Sunday, November 28, 2010

Karl Marx whispers

Kings and Queens, Courts and Palaces, Myths and legends, Wars and Revolutions and most of all, dazzling personalities and splendid leaders of men and women, these are the pictures that we conjure when we think of remote past. While these images are colourful and fantastic, they also represent ideas and feelings that have moved people for last thousands of years. To some of us, these pictures are a source of great interest and entertainment. As we delight in them, we also try to arrange them, often chronologically. But we are not satisfied with a mere ordering of the events behind these pictures; we also explore reasons behind these events and personalities. This urge to organise our past so as to facilitate its easier understanding has given us the subject of history.

History evidently contains a story. A story that was actually enacted in the past by real and living people and also a story that was seen and observed and ideally recorded by one or more of them. When two people tell a story, sometimes the same story seems to be different. History also has this delightful quality. Different writers have interpreted the events of the past in their own way. The story of Jesus Christ is told by four apostles, St Mark, St Mathew, St John and St Luke in their own style and they have all contributed to the richness of the story. These stories combine to form the bulk of the New Testament.
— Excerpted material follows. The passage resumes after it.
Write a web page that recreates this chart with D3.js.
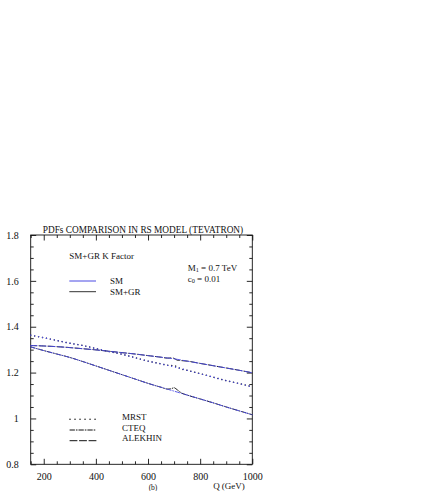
<!DOCTYPE html>
<html>
<head>
<meta charset="utf-8">
<script src="https://cdn.jsdelivr.net/npm/d3@7"></script>
<style>
  body { margin: 0; background: #fff; }
  svg { display: block; }
  text { font-family: "Liberation Serif", "DejaVu Serif", serif; fill: #111; }
  .axis path, .axis line { stroke: #111; stroke-width: 0.9; }
  .axis text { font-size: 10px; font-family: "Liberation Serif", serif; }
</style>
</head>
<body>
<svg id="chart" width="436" height="491"></svg>
<script>
// Q grid (GeV) for the SM curves
var qGrid = [150, 200, 250, 300, 350, 400, 450, 500, 550, 600, 650, 700, 750, 800, 850, 900, 950, 1000];

// K factors, SM only
var mrstSM    = [1.363, 1.352, 1.340, 1.328, 1.318, 1.305, 1.292, 1.280, 1.265, 1.250, 1.238, 1.225, 1.210, 1.195, 1.180, 1.165, 1.152, 1.138];
var cteqSM    = [1.312, 1.296, 1.281, 1.266, 1.248, 1.229, 1.210, 1.191, 1.172, 1.153, 1.136, 1.119, 1.102, 1.085, 1.068, 1.050, 1.033, 1.016];
var alekhinSM = [1.318, 1.316, 1.313, 1.309, 1.304, 1.299, 1.293, 1.287, 1.281, 1.274, 1.267, 1.260, 1.250, 1.240, 1.230, 1.220, 1.210, 1.199];

// SM+GR: finer grid near the M1 = 700 GeV resonance
var qGridGR     = [150, 200, 250, 300, 350, 400, 450, 500, 550, 600, 650, 675, 690, 700, 712, 730, 750, 800, 850, 900, 950, 1000];
var mrstGR      = [1.363, 1.352, 1.340, 1.328, 1.318, 1.305, 1.292, 1.280, 1.265, 1.250, 1.238, 1.232, 1.231, 1.231, 1.224, 1.215, 1.210, 1.195, 1.180, 1.165, 1.152, 1.138];
var cteqGR      = [1.312, 1.296, 1.281, 1.266, 1.248, 1.229, 1.210, 1.191, 1.172, 1.153, 1.136, 1.128, 1.130, 1.134, 1.125, 1.110, 1.102, 1.085, 1.068, 1.050, 1.033, 1.016];
var alekhinGR   = [1.318, 1.316, 1.313, 1.309, 1.304, 1.299, 1.293, 1.287, 1.281, 1.274, 1.267, 1.263, 1.264, 1.262, 1.254, 1.252, 1.250, 1.240, 1.230, 1.220, 1.210, 1.199];

var xMajor = [200, 400, 600, 800, 1000];
var xMinor = [150, 250, 300, 350, 450, 500, 550, 650, 700, 750, 850, 900, 950];
var yMajor = [0.8, 1, 1.2, 1.4, 1.6, 1.8];
var yMinor = [0.85, 0.9, 0.95, 1.05, 1.1, 1.15, 1.25, 1.3, 1.35, 1.45, 1.5, 1.55, 1.65, 1.7, 1.75];

var pdfNames = ["MRST", "CTEQ", "ALEKHIN"];
var dashes = { MRST: "0.01,4", CTEQ: "4.5,1.8,0.8,1.8", ALEKHIN: "6.5,2.5" };
var widths = { MRST: 1.5, CTEQ: 1, ALEKHIN: 1 };
var offsets = { MRST: 0, CTEQ: 0.7, ALEKHIN: 0.7 };

var box = { left: 30.7, right: 252.3, top: 235, bottom: 464.3 };

var x = d3.scaleLinear().domain([150, 1000]).range([box.left, box.right]);
var y = d3.scaleLinear().domain([0.8, 1.8]).range([box.bottom, box.top]);

var svg = d3.select("#chart");

// frame
svg.append("rect")
    .attr("x", box.left).attr("y", box.top)
    .attr("width", box.right - box.left).attr("height", box.bottom - box.top)
    .attr("fill", "none").attr("stroke", "#111").attr("stroke-width", 0.9);

function fmtY(d) { return d === 1 ? "1" : d3.format(".1f")(d); }

// major ticks, inward, all four sides
svg.append("g").attr("class", "axis")
    .attr("transform", "translate(0," + box.bottom + ")")
    .call(d3.axisBottom(x).tickValues(xMajor).tickSizeInner(-5.5).tickSizeOuter(0).tickPadding(8.5).tickFormat(d3.format("d")));
svg.append("g").attr("class", "axis")
    .attr("transform", "translate(0," + box.top + ")")
    .call(d3.axisTop(x).tickValues(xMajor).tickSizeInner(-5.5).tickSizeOuter(0).tickFormat(""));
svg.append("g").attr("class", "axis")
    .attr("transform", "translate(" + box.left + ",0)")
    .call(d3.axisLeft(y).tickValues(yMajor).tickSizeInner(-5.5).tickSizeOuter(0).tickPadding(12).tickFormat(fmtY));
svg.append("g").attr("class", "axis")
    .attr("transform", "translate(" + box.right + ",0)")
    .call(d3.axisRight(y).tickValues(yMajor).tickSizeInner(-5.5).tickSizeOuter(0).tickFormat(""));

// minor ticks
svg.append("g").attr("class", "axis")
    .attr("transform", "translate(0," + box.bottom + ")")
    .call(d3.axisBottom(x).tickValues(xMinor).tickSizeInner(-3).tickSizeOuter(0).tickFormat(""));
svg.append("g").attr("class", "axis")
    .attr("transform", "translate(0," + box.top + ")")
    .call(d3.axisTop(x).tickValues(xMinor).tickSizeInner(-3).tickSizeOuter(0).tickFormat(""));
svg.append("g").attr("class", "axis")
    .attr("transform", "translate(" + box.left + ",0)")
    .call(d3.axisLeft(y).tickValues(yMinor).tickSizeInner(-3).tickSizeOuter(0).tickFormat(""));
svg.append("g").attr("class", "axis")
    .attr("transform", "translate(" + box.right + ",0)")
    .call(d3.axisRight(y).tickValues(yMinor).tickSizeInner(-3).tickSizeOuter(0).tickFormat(""));

svg.selectAll(".axis path.domain").remove();

// curves
var line = d3.line()
    .x(function (d) { return x(d[0]); })
    .y(function (d) { return y(d[1]); })
    .curve(d3.curveMonotoneX);

var gr = { MRST: mrstGR, CTEQ: cteqGR, ALEKHIN: alekhinGR };
var sm = { MRST: mrstSM, CTEQ: cteqSM, ALEKHIN: alekhinSM };

var curves = svg.append("g").attr("fill", "none").attr("stroke-linecap", "round");
pdfNames.forEach(function (name) {
    curves.append("path")
        .attr("d", line(d3.zip(qGridGR, gr[name])))
        .attr("stroke", "#222").attr("stroke-width", widths[name])
        .attr("stroke-dasharray", dashes[name])
        .attr("stroke-dashoffset", offsets[name]);
    curves.append("path")
        .attr("d", line(d3.zip(qGrid, sm[name])))
        .attr("stroke", "#4b4be3").attr("stroke-width", widths[name] * 0.9)
        .attr("stroke-dasharray", dashes[name]);
});

// texts
function txt(s, tx, ty, size, anchor) {
    return svg.append("text").attr("x", tx).attr("y", ty)
        .attr("font-size", size).attr("text-anchor", anchor || "start").text(s);
}

txt("PDFs COMPARISON IN RS MODEL (TEVATRON)", (box.left + box.right) / 2 + 1.5, 232.5, 9.3, "middle");
txt("SM+GR K Factor", 69.3, 258.5, 9);

var m1 = txt("M", 187.7, 270.5, 9);
m1.append("tspan").attr("dy", 1.8).attr("font-size", 6.3).text("1");
m1.append("tspan").attr("dy", -1.8).text(" = 0.7 TeV");
var c0 = txt("c", 187.7, 281.5, 9);
c0.append("tspan").attr("dy", 1.8).attr("font-size", 6.3).text("0");
c0.append("tspan").attr("dy", -1.8).text(" = 0.01");

// SM / SM+GR legend
var modelKeys = [{ label: "SM", color: "#4b4be3", yy: 281 }, { label: "SM+GR", color: "#333", yy: 291.7 }];
modelKeys.forEach(function (k) {
    svg.append("line").attr("x1", 69.3).attr("x2", 96).attr("y1", k.yy).attr("y2", k.yy)
        .attr("stroke", k.color).attr("stroke-width", 1);
    txt(k.label, 110, k.yy + 3, 9);
});

// PDF legend
var pdfKeyY = { MRST: 419.3, CTEQ: 430, ALEKHIN: 440.7 };
pdfNames.forEach(function (name) {
    svg.append("line").attr("x1", 70).attr("x2", 96).attr("y1", pdfKeyY[name]).attr("y2", pdfKeyY[name])
        .attr("stroke", "#111").attr("stroke-width", widths[name]).attr("stroke-linecap", "round")
        .attr("stroke-dasharray", name === "MRST" ? "0.01,5" : name === "CTEQ" ? "4.5,1.8,0.8,1.8" : "7,2.5");
    txt(name, 122, pdfKeyY[name] + 0.5, 9);
});

txt("(b)", 153, 489.5, 7.5, "middle");
txt("Q (GeV)", 229, 488.5, 9, "middle");
</script>
</body>
</html>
The French revolution as described by Thomas Carlyle is significantly different from its description by Edmund Burke.

Jawaharlal Nehru, our first prime minister wrote history as his personal experience, Prof Irfan Habib, one of India’s greatest living historian, writes with academic rigour and scholarly depth, Tiberius Claudius, the great roman emperor was taught by famous historian Livy and wrote with unusual passion and rhetoric. One historian, who single-handedly changed the subject of history and its application to our life, is Karl Marx, the German philosopher and economist.

Karl Marx did not stop at giving his interpretation of history where he argues that economics has been the prime force behind all historical events. He inspired and continues to inspire people who are not happy with the existing state of the world. Those who are fired with the ideals of equality and justice, who are troubled by the apparent rich-poor divide and those who are willing to take a few steps forward and shape the world in their own image have always found solace in the ideas of Marx.

A few such men came together and altered the map of the world. Marx’s ideas gave birth to October Revolution, the socialist and the communist movements and a number of new states led by Soviet Union. Karl Marx died on March 14, 1883 and quite appropriately, the tombstone of Karl Marx bears the inscription “Philosophers have only interpreted the world in various ways, the point however is to change it”. The latter, he still whispers to the ears of youth.

1 comment:

  1. Ever since Karl Marx wrote Das Capital, the youths of the World (not of a particular country) have been galvanized by the revolutionary ideas of the book.It is the bible of leftists. Either communism works or not, the intention of Karl Marx is truly Noble.